3. No Boiler and Machinery Coverage This covers far more than a hot-water boiler if your building has one. It also provides coverage for mechanical breakdown of items such as your elevator, sump pumps and pool equipment, as well as off-premises electrical problems.

A common loss that is covered and can happen to any association is to have the transformer on the pole outside your building blow. This will cause an arcing due to unstable electrical regulation of the electrical system, which can destroy a whole building’s electrical system. Due to the fact that the cause of the loss was off premises, the only way to get coverage is from boiler and machinery coverage.

4. Inaccurate Building Values If the building is not covered for an amount that will adequately replace the building in the event of a total loss, there can be major problems, even if the building is not completely destroyed. By not insuring for the amount the building is valued at, you can trigger a policy’s co-insurance clause. Co-insurance states that if the insured has not properly valued the replacement cost of the building, the insurance company can reduce a claim settlement to reflect the proportional amount that you insured, and then reduce it further by whatever the penalty is in the contract. An example of how this works is if the actual replacement cost of the building is $1,000 and you only insure it for $800, you have now only insured to 80 percent of the building’s value. You now have a $300 loss. They will say that you under-insured by 20 percent, so if there is a 150 percent co-insurance penalty, you will be penalized 30 percent on your claim settlement. They will pay you only $210. Now subtract your deductible and that will be the check that you receive.
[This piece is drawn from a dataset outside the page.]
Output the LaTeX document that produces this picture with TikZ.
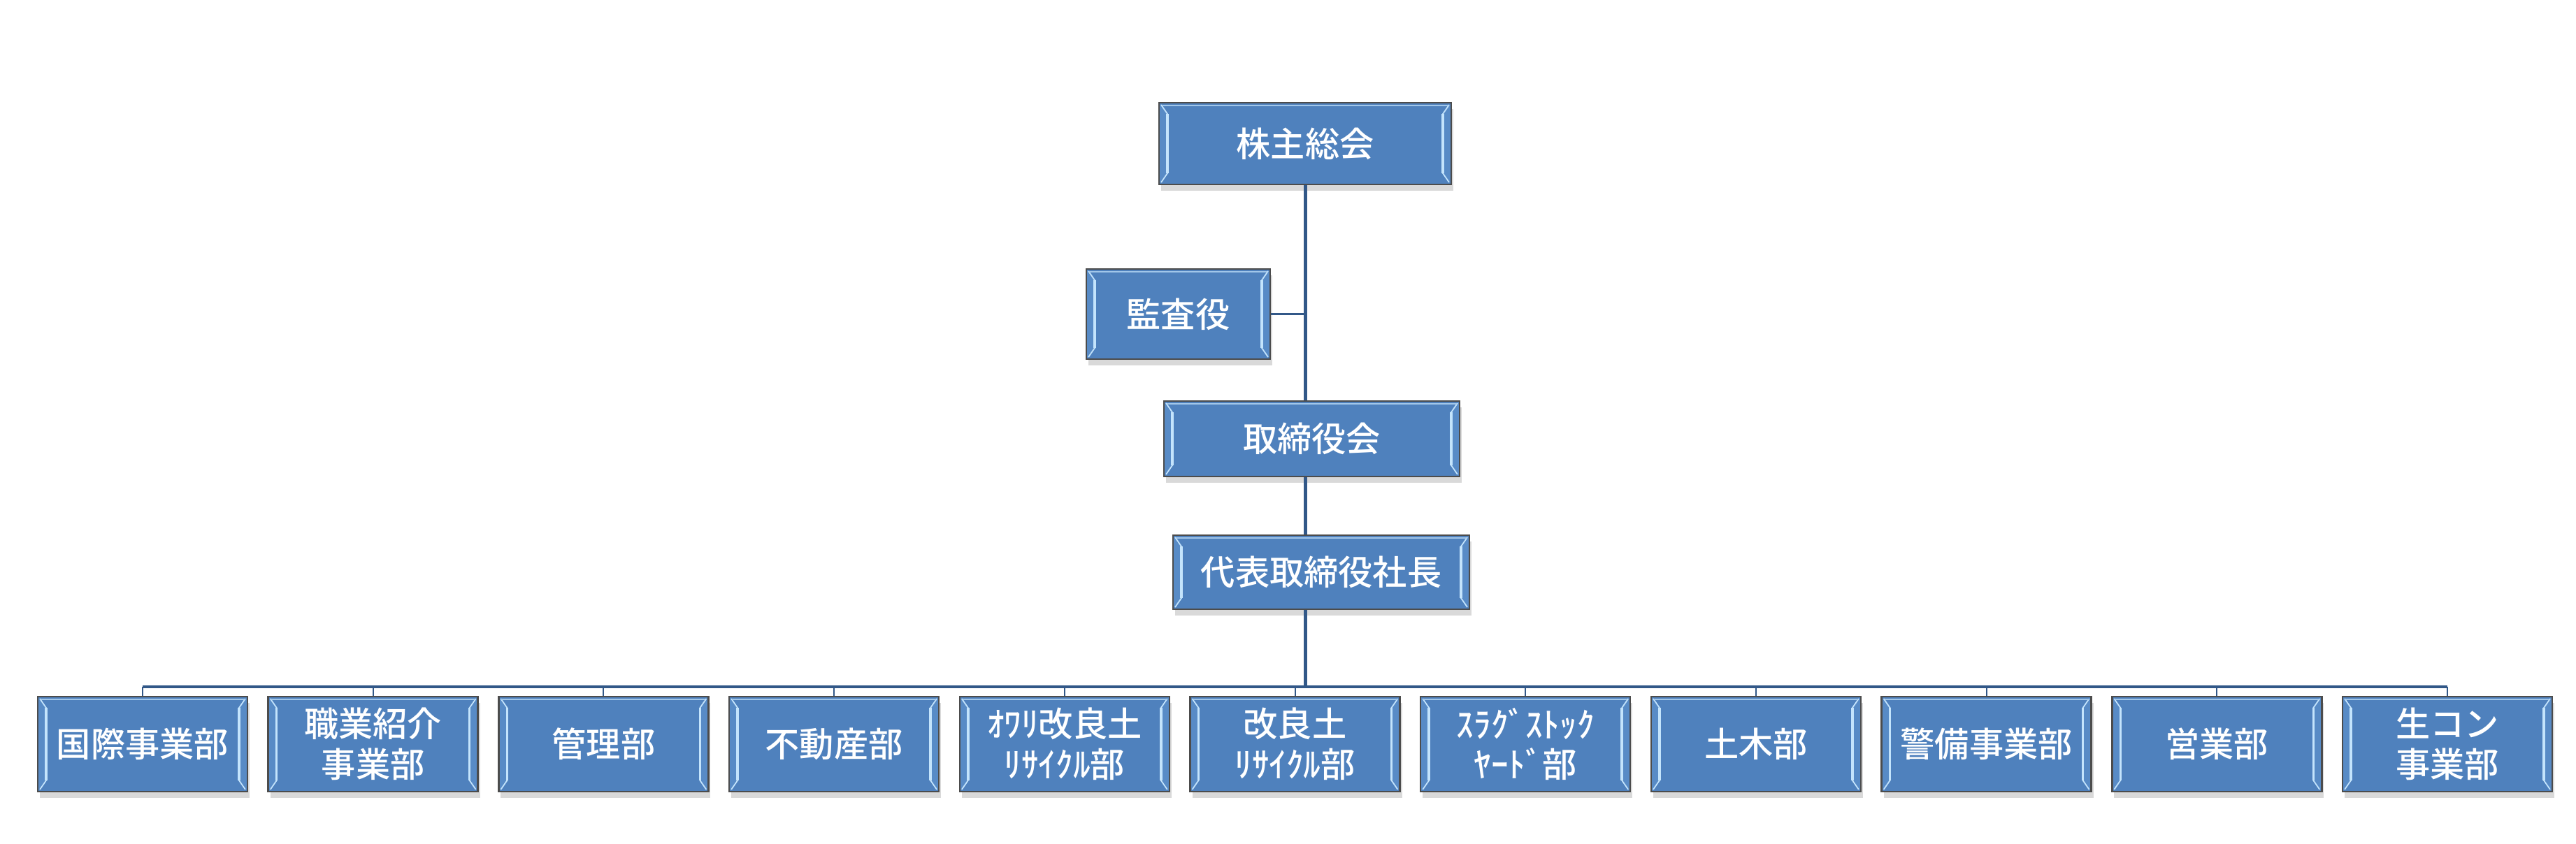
\documentclass[tikz,border=0pt]{standalone}
\usepackage{fontspec}
\newfontfamily\jpfont{Noto Sans CJK JP}[BoldFont={Noto Sans CJK JP Medium}]
\usepackage{tikz}
\usetikzlibrary{shadows}
\definecolor{boxblue}{RGB}{79,129,189}
\definecolor{bevelblue}{RGB}{88,139,198}
\definecolor{bevellight}{RGB}{196,228,252}
\definecolor{linkblue}{RGB}{50,88,136}
\tikzset{
	orgbox/.style={draw=black!70, line width=0.7pt, fill=boxblue, text=white,
		font=\jpfont\bfseries\fontsize{14}{16.5}\selectfont, align=center, inner sep=0pt,
		drop shadow={shadow xshift=0.3mm, shadow yshift=-0.9mm, fill=black, opacity=0.15},
		path picture={
			\fill[bevelblue] (path picture bounding box.north west) -- ([shift={(12,16)}]path picture bounding box.north west) -- ([shift={(12,-16)}]path picture bounding box.south west) -- (path picture bounding box.south west) -- cycle;
			\fill[bevelblue] (path picture bounding box.north east) -- ([shift={(-12,16)}]path picture bounding box.north east) -- ([shift={(-12,-16)}]path picture bounding box.south east) -- (path picture bounding box.south east) -- cycle;
			\draw[bevellight, line width=0.5pt] ([shift={(3,3)}]path picture bounding box.north west) -- ([shift={(12,16)}]path picture bounding box.north west) -- ([shift={(12,-16)}]path picture bounding box.south west) -- ([shift={(3,-3)}]path picture bounding box.south west);
			\draw[bevellight, line width=0.5pt] ([shift={(-3,3)}]path picture bounding box.north east) -- ([shift={(-12,16)}]path picture bounding box.north east) -- ([shift={(-12,-16)}]path picture bounding box.south east) -- ([shift={(-3,-3)}]path picture bounding box.south east);
			\draw[bevellight, line width=1pt] ([shift={(12,16)}]path picture bounding box.north west) -- ([shift={(12,-16)}]path picture bounding box.south west);
			\draw[bevellight, line width=1pt] ([shift={(-12,16)}]path picture bounding box.north east) -- ([shift={(-12,-16)}]path picture bounding box.south east);
			\draw[bevellight!70!boxblue, line width=0.4pt] ([shift={(4,4)}]path picture bounding box.north west) -- ([shift={(-4,4)}]path picture bounding box.north east);
		}},
	deptbox/.style={orgbox, minimum width=30mm, minimum height=13.6mm},
	spine/.style={linkblue, line width=0.5mm},
	bus/.style={linkblue, line width=0.35mm},
	drop/.style={linkblue, line width=0.2mm}
}
\begin{document}
\begin{tikzpicture}[line cap=butt, line join=miter, x=0.1mm, y=-0.1mm]
	\useasboundingbox (0,0) rectangle (3685,1207);
	% upper boxes
	\node[orgbox, minimum width=41.8mm, minimum height=11.7mm] (kabu) at (1867,205.5) {株主総会};
	\node[orgbox, minimum width=26.3mm, minimum height=12.9mm] (kansa) at (1685.5,449.5) {監査役};
	\node[orgbox, minimum width=42.3mm, minimum height=10.8mm] (tori) at (1876.5,628) {取締役会};
	\node[orgbox, minimum width=42.4mm, minimum height=10.6mm] (daihyo) at (1890,819) {代表取締役社長};
	% departments
	\foreach \lbl [count=\i from 0] in {国際事業部, {職業紹介\\事業部}, 管理部, 不動産部, {ｵﾜﾘ改良土\\ﾘｻｲｸﾙ部}, {改良土\\ﾘｻｲｸﾙ部}, {ｽﾗｸﾞｽﾄｯｸ\\ﾔｰﾄﾞ部}, 土木部, 警備事業部, 営業部, {生コン\\事業部}}
	\node[deptbox] (d\i) at ({204+329.7*\i},1065) {\lbl};
	% connectors
	\coordinate (bus) at (1867,983);
	\draw[spine] (kabu.south) -- (kabu.south |- tori.north);
	\draw[spine] (kabu.south |- tori.south) -- (kabu.south |- daihyo.north);
	\draw[spine] (kabu.south |- daihyo.south) -- (bus);
	\draw[bus] (kansa.east) -- (kansa.east -| kabu.south);
	\draw[bus] (d0.north |- bus) -- (d10.north |- bus);
	\foreach \i in {0,...,10}
	\draw[drop] (d\i.north) -- (d\i.north |- bus);
\end{tikzpicture}
\end{document}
On the other side, if the building is overvalued, you may be paying money for coverage that is not necessary, which will end up wasting the association’s money.

5. No D&O Coverage for the Association Manager It is common to see that the manager has been left off of the D&O coverage. On most policies this is not fixed by a typical additional insured endorsement as it is with general liability coverage. They normally charge extra premium and ask additional questions about the manager to allow for the coverage. This is important coverage because an error of communication can create a situation where this type of suit can happen.

An example of this is when the board has put rules in place where late pays will not be tolerated. If you have been late two months in a row, they will begin legal proceedings against the owner. If, for example, the first month the owner pays late by a few days and the next month he is accidentally left on the list of delinquent owners, the board will file suit against the owner. The owner will counter-sue for defamation of character. Without the association manager being named to the D&O coverage, there will be no insurance coverage for the claim.

6. Employee Dishonesty Coverage Excludes Association Manager Depending on the insurance contract, the manager may be excluded from the association’s fidelity coverage. If you have one of these inferior contracts, you will find that the association is exposed and liable if an employee of the management company embezzles funds from your accounts.

7. Inappropriate Liability Limits California law requires that you have $2 million of liability coverage if the association is less than 100 units, and $3 million in coverage if it is 100 units or more. If you have less than that amount of coverage, each individual unit owner becomes susceptible to personal liability for lawsuits by the association.